In Paine’s very first pamphlet, The Case of the Officers of Excise, written in 1772, two years before he left England for America, we find moving examples of the writer’s first-hand knowledge of poverty, which in the eighteenth century was everywhere visible. “The rich,” Paine writes, “… may think I have drawn an unnatural portrait; but could they descend to the cold regions of want, the circle of polar poverty, they would find their opinions changing with the climate.”

He also understands that ideology is no cure for suffering:

“He who was never an hungered may argue finely on the subjection of his appetite; and he who never was distressed, may harangue as beautifully on the power of principle.
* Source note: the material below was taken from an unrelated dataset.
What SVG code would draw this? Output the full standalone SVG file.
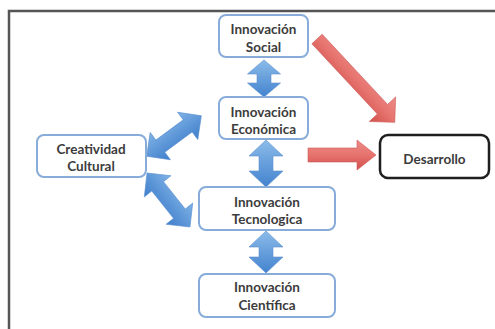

But poverty, like grief, has an incurable deafness, which never hears; the oration loses all its edge; and ‘To be, or not to be’ becomes the only question.”

Throughout The Age of Reason, Paine rages against the cruelties visited upon women, children, and other innocents within the pages of the Bible. There are moments when Paine seems almost beside himself at these horrors committed in the name of god. Indeed, his most telling criticisms of scripture rely not on the parsing of fact and logic (though he gives us plenty of that), but upon the idea that the Bible as narrative – as simple storytelling – is ultimately destructive of human compassion.

“To believe the Bible to be true,” he writes, “we must unbelieve all our belief in the moral justice of god, and to read the Bible without horror, we must undo everything that is tender, sympathizing and benevolent in the heart of man.”

This, for me, is what makes Thomas Paine stand out, as a writer, as a personality – as a human being: his huge and fearless compassion – for suffering children, the poor, the disenfranchised, for the spider and “the smallest fish.” This empathy drives his ideology and breathes life into his words. That feeling is crystalized in the image of the tiny, darting fish. I cannot read Paine’s brief reflection on this least of creatures without also considering the “tender, sympathizing and benevolent” heart that took note of its existence, saw a glimpse of the divine, and raised a pen to share that feeling with readers.

A little more than a century after Paine’s death, freethinker and Civil War Union veteran John Remsberg wrote this of Paine’s works:

“They are full of charity, they glow with patriotism, they are warm with love. Even yet, within their lids methinks I feel the beating of the generous heart of him who penned them….”

It is exactly those qualities of love and generosity that draw me to back Thomas Paine’s writings again and again. It is exactly those qualities that we, as a society, stand in desperate need of now as we consider the future of our nation, as we contemplate the functions of a just, and yes, a compassionate, future world.